Empire of Passion Review
On a superficial level Empire of Passion offers a reversal on the familiar James M. Cain model. A married woman takes on a younger lover and the pair soon conspire to murder her husband. The difference here is that it is the male who proves the catalyst, though of course the consequences affect them both. Yet we’re also dealing with a companion piece to Nagisha Oshima’s earlier Ai No Corrida (aka In the Realm of the Senses, The Realm of the Senses, Empire of the Senses), a film still very much in the director’s mind owing to the fact that at the time of Empire of Passion’s production we was in court over the publication of its screenplay.
Much like Ai No Corrida, Empire of Passion focuses on a single couple, primarily documenting their sexual encounters (though without the hardcore elements which characterised the earlier film) as a means of truly getting close. Yet in this case the perspective is altered somewhat as Oshima opens out the drama a little more: it’s more immediately aesthetically pleasing; the use of voice-over and the setting of the film further in the past allow us a slight remove; and there’s a greater sense of interaction between the couple and the outside world. In other words, Empire of Passion is a far less unbearably suffocating experience than Ai No Corrida.
Indeed, by allowing us a little breathing room Oshima is able to translate the masochism of Ai No Corrida into brutality, especially from the woman’s perspective. Not only is her new lover much younger than her (we are told twenty years), but he’s also more aggressive and the more seductive proponent of the relationship; when he asks to shave her pubic hair it’s an assertion of ownership, that he has the upper-hand.

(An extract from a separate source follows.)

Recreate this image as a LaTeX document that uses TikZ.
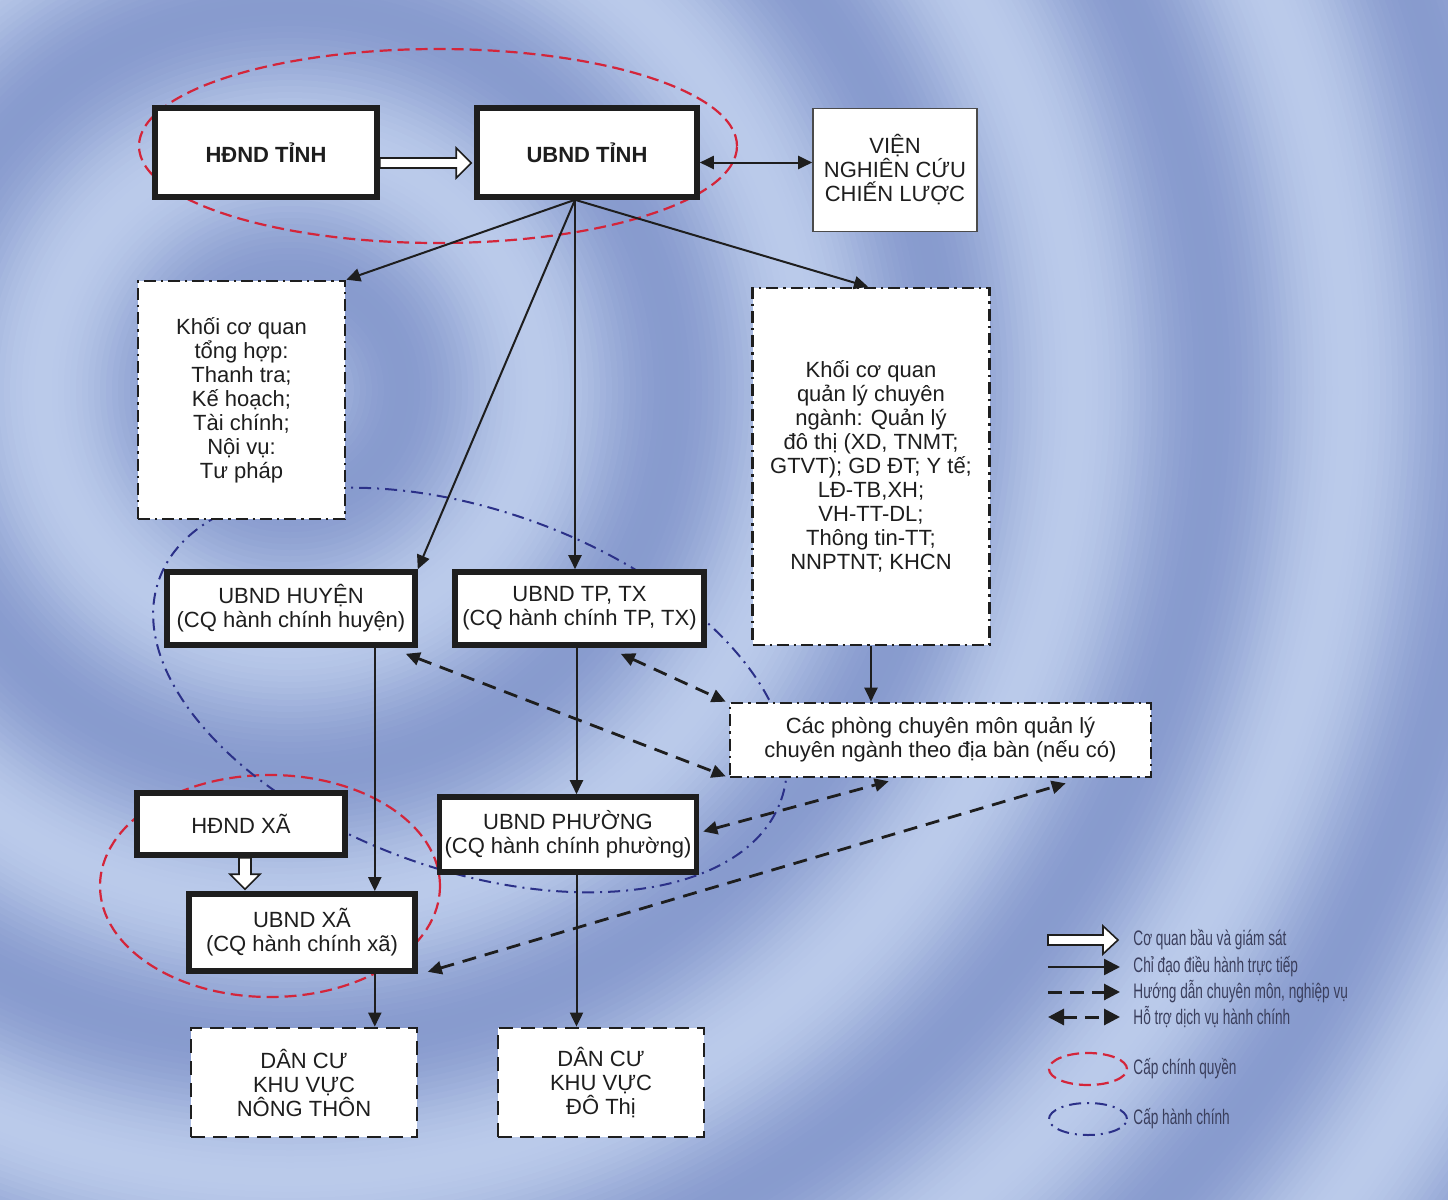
\documentclass[tikz,border=0pt]{standalone}
\usepackage{fontspec}
\setmainfont{Liberation Sans}
\newfontfamily\legendfont[FakeStretch=0.65]{Liberation Sans}
\usetikzlibrary{arrows.meta,calc}
\definecolor{bgL}{HTML}{BACAEA}
\definecolor{bgD}{HTML}{889BCE}
\definecolor{ink}{HTML}{1E1E1E}
\definecolor{redE}{HTML}{D4253A}
\definecolor{blueE}{HTML}{2B3088}
\definecolor{legtxt}{HTML}{3A3E5C}
\begin{document}
\begin{tikzpicture}[x=0.5pt,y=-0.5pt,
  every node/.style={font=\fontsize{11}{12}\selectfont, text=ink, align=center, inner sep=0pt},
  thickbox/.style={draw=ink, fill=white, line width=2.8pt},
  thinbox/.style={draw=ink!80, fill=white, line width=0.8pt},
  ddbox/.style={draw=ink, fill=white, line width=1.3pt, dash pattern=on 6pt off 2.5pt on 1.2pt off 2.5pt},
  dbox/.style={draw=ink, fill=white, line width=1.4pt, dash pattern=on 7pt off 4pt},
  direct/.style={draw=ink, line width=1pt, -{Triangle[length=7pt,width=6.5pt]}},
  directboth/.style={draw=ink, line width=1pt, {Triangle[length=7pt,width=6.5pt]}-{Triangle[length=7pt,width=6.5pt]}},
  guide/.style={draw=ink, line width=1.4pt, dash pattern=on 7pt off 4.5pt, {Triangle[length=7pt,width=6.5pt]}-{Triangle[length=7pt,width=6.5pt]}},
  lgdirect/.style={draw=ink, line width=1.2pt, -{Triangle[length=8pt,width=8pt]}},
  lgguide/.style={draw=ink, line width=1.5pt, dash pattern=on 7pt off 4pt, -{Triangle[length=8pt,width=8pt]}},
  lgguideboth/.style={draw=ink, line width=1.5pt, dash pattern=on 7pt off 4pt, {Triangle[length=8pt,width=8pt]}-{Triangle[length=8pt,width=8pt]}},
  fat/.style={draw=ink, fill=white, line width=0.8pt, line join=miter},
  govt/.style={draw=redE, line width=1.1pt, dash pattern=on 6pt off 3pt},
  admin/.style={draw=blueE, line width=1pt, dash pattern=on 6pt off 3pt on 1pt off 3pt},
  legend/.style={font=\legendfont\fontsize{10.5}{12}\selectfont, text=legtxt, anchor=west},
]
\useasboundingbox (0,0) rectangle (1448,1200);
% background rings
\begin{scope}
\clip (0,0) rectangle (1448,1200);
\fill[bgD] (0,0) rectangle (1448,1200);
\foreach \r in {1450,1444,...,4} {
  \pgfmathsetmacro\t{max(0,min(100,50+50*cos((\r-250)/270*360)))}
  \fill[bgL!\t!bgD] (290,390) circle [radius=\r*0.5pt];
}
\end{scope}

% grouping ellipses
\draw[govt] (438,146) ellipse [x radius=149.5pt, y radius=48.5pt];
\draw[govt] (270,886) ellipse [x radius=85pt, y radius=55.5pt];
\draw[admin, rotate around={-19.5:(470,690)}] (470,690) ellipse [x radius=165pt, y radius=90pt];

% nodes
\node[thickbox, minimum width=111pt, minimum height=44.5pt, font=\bfseries\fontsize{11}{12}\selectfont] (hdt) at (266,152.5) {HĐND TỈNH};
\node[thickbox, minimum width=110pt, minimum height=44.5pt, font=\bfseries\fontsize{11}{12}\selectfont] (udt) at (587,152.5) {UBND TỈNH};
\node[thinbox, minimum width=82pt, minimum height=61.5pt] (vien) at (895,170) {VIỆN\\NGHIÊN CỨU\\CHIẾN LƯỢC};
\node[ddbox, minimum width=103.5pt, minimum height=119pt] (kth) at (241.5,400) {Khối cơ quan\\tổng hợp:\\Thanh tra;\\Kế hoạch;\\Tài chính;\\Nội vụ:\\Tư pháp};
\node[ddbox, minimum width=118.5pt, minimum height=178.5pt] (kcn) at (871,466.5) {Khối cơ quan\\quản lý chuyên\\ngành: Quản lý\\đô thị (XD, TNMT;\\GTVT); GD ĐT; Y tế;\\LĐ-TB,XH;\\VH-TT-DL;\\Thông tin-TT;\\NNPTNT; KHCN};
\node[thickbox, minimum width=124pt, minimum height=36.5pt] (huyen) at (291,608.5) {UBND HUYỆN\\(CQ hành chính huyện)};
\node[thickbox, minimum width=124.5pt, minimum height=36.5pt] (tp) at (579.5,608.5) {UBND TP, TX\\(CQ hành chính TP, TX)};
\node[ddbox, minimum width=210.5pt, minimum height=37pt] (cp) at (940.5,740) {Các phòng chuyên môn quản lý\\chuyên ngành theo địa bàn (nếu có)};
\node[thickbox, minimum width=104pt, minimum height=31pt] (hdx) at (241,824) {HĐND XÃ};
\node[thickbox, minimum width=128.5pt, minimum height=37.5pt] (phuong) at (568,834.5) {UBND PHƯỜNG\\(CQ hành chính phường)};
\node[thickbox, minimum width=113pt, minimum height=38.5pt] (xa) at (302,932.5) {UBND XÃ\\(CQ hành chính xã)};
\node[dbox, minimum width=113pt, minimum height=54.5pt] (dnt) at (304,1082.5) {DÂN CƯ\\KHU VỰC\\NÔNG THÔN};
\node[dbox, minimum width=103pt, minimum height=54.5pt] (ddt) at (601,1082.5) {DÂN CƯ\\KHU VỰC\\ĐÔ Thị};

% hollow arrow HĐND TỈNH -> UBND TỈNH
\coordinate (fa1) at ($(hdt.east)+(0,10.5)$);
\coordinate (fa2) at ($(udt.west)+(-3,10.5)$);
\draw[fat] ($(fa1)+(0,-5)$) -- ($(fa2)+(-15,-5)$) -- ($(fa2)+(-15,-15)$) -- (fa2)
  -- ($(fa2)+(-15,15)$) -- ($(fa2)+(-15,5)$) -- ($(fa1)+(0,5)$) -- cycle;
% hollow arrow HĐND XÃ -> UBND XÃ
\coordinate (fb1) at ($(hdx.south)+(4,0)$);
\coordinate (fb2) at ($(hdx.south |- xa.north)+(4,-2)$);
\draw[fat] ($(fb1)+(-6,0)$) -- ($(fb2)+(-6,-15)$) -- ($(fb2)+(-15,-15)$) -- (fb2)
  -- ($(fb2)+(15,-15)$) -- ($(fb2)+(6,-15)$) -- ($(fb1)+(6,0)$) -- cycle;

% direct command connectors
\coordinate (src) at ($(udt.south)+(-12,0)$);
\draw[directboth] ($(udt.east)+(0,10)$) -- ($(vien.west |- udt.east)+(0,10)$);
\draw[direct] (src) -- (kth.north east);
\draw[direct] (src) -- (huyen.north east);
\draw[direct] (src) -- (src |- tp.north);
\draw[direct] (src) -- ($(kcn.north)+(-3,0)$);
\draw[direct] (kcn.south) -- (kcn.south |- cp.north);
\coordinate (hx) at ($(huyen.south east)+(-43,0)$);
\draw[direct] (hx) -- (hx |- xa.north);
\draw[direct] (hx |- xa.south) -- (hx |- dnt.north);
\coordinate (tx) at ($(tp.south)+(-3,0)$);
\draw[direct] (tx) -- (tx |- phuong.north);
\draw[direct] (tx |- phuong.south) -- (tx |- ddt.north);

% guidance / support connectors
\draw[guide] ($(huyen.south east)+(-12,6)$) -- ($(cp.south west)+(-3,-2)$);
\draw[guide] ($(tp.south east)+(-86,6)$) -- ($(cp.north west)+(-3,0)$);
\draw[guide] ($(phuong.east)+(4,-3)$) -- ($(cp.south west)+(160,3)$);
\draw[guide] ($(xa.south east)+(10,-2)$) -- ($(cp.south west)+(337,5)$);

% legend
\coordinate (la1) at (1048,940); \coordinate (la2) at (1118,940);
\draw[fat] ($(la1)+(0,-5)$) -- ($(la2)+(-15,-5)$) -- ($(la2)+(-15,-14)$) -- (la2)
  -- ($(la2)+(-15,14)$) -- ($(la2)+(-15,5)$) -- ($(la1)+(0,5)$) -- cycle;
\coordinate (lb1) at (1048,967); \coordinate (lb2) at (1120,967);
\draw[lgdirect] (lb1) -- (lb2);
\coordinate (lc1) at (1048,992); \coordinate (lc2) at (1120,992);
\draw[lgguide] (lc1) -- (lc2);
\coordinate (ld1) at (1048,1017); \coordinate (ld2) at (1120,1017);
\draw[lgguideboth] (ld1) -- (ld2);
\draw[govt] (1088,1069) ellipse [x radius=19.5pt, y radius=8pt];
\draw[admin] (1088,1119) ellipse [x radius=19.5pt, y radius=8pt];
\node[legend] (lt1) at (1133,940) {Cơ quan bầu và giám sát};
\node[legend] (lt2) at (1133,967) {Chỉ đạo điều hành trực tiếp};
\node[legend] (lt3) at (1133,992) {Hướng dẫn chuyên môn, nghiệp vụ};
\node[legend] (lt4) at (1133,1017) {Hỗ trợ dịch vụ hành chính};
\node[legend] (lt5) at (1133,1069) {Cấp chính quyền};
\node[legend] (lt6) at (1133,1119) {Cấp hành chính};
\end{tikzpicture}
\end{document}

Of course, to complete the picture her husband, a rickshaw man, similarly allows her no comfort, yet it’s only after he has been killed that he begins to exert a hold. Indeed, what really traps her is the guilt – and it is this which proves Empire of Passion’s key element. Even three years after the murder, gossip continually revolves around the village with regards to her husband’s whereabouts and whether or not she is conducting an affair. And then, of course, we have his ghost returning, proclaiming the love he still feels and perfectly encapsulating the guilt she feels.
Yet Oshima isn’t interested in making a horror film, and Empire of Passion shouldn’t be considered as such. Certainly, the avant-garde scoring may create the requisite atmosphere, whilst the make-up and dry ice elicit a chill, but such elements are almost ephemeral. Indeed, though the simplicity of the horror no doubt aids its effectiveness, it also prevents Oshima from getting bogged down. He’s not overburdened himself in this respect and therefore not overpowered the narrative. What we leave Empire of Passion with is not a sense of the horrific, but a stark impression of a woman torn apart by the men who surround her.
Nouveaux have released Empire of Passion as a Region 0 disc. The film is presented anamorphically at a ratio of 1.77:1 and for the most part taken from a clean print. The only disappointment is that the image is also somewhat suffers and doesn’t allow as full an appreciation of the cinematography as perhaps should be expected. Certainly, the disc is by no means unwatchable and during the closer shots, such flaws are barely noticeable. As for the soundtrack we are offered the original Japanese soundtrack with optional English subtitles and presents few problems. Indeed, it comes with a crispness and clarity that is superior to that of the picture quality.
As for extras, we are offered a stills gallery and a 15-minute minute featurette from France which focuses its attentions of Japanese pinku movies. A serious piece, with contributions from esteemed Asian cinema authority Tony Rayns (here credited as Tony Rains), it takes us through the key developments in the genre and touches on the key figures. Indeed, in discussing the likes of Koji Wakamatsu and, of course, Oshima it eschews the trashier end of the market. The only disappointments are the fact that the only clips come from Empire of Passion and its briefness. Surely the genre is rich enough to warrant a full length doc?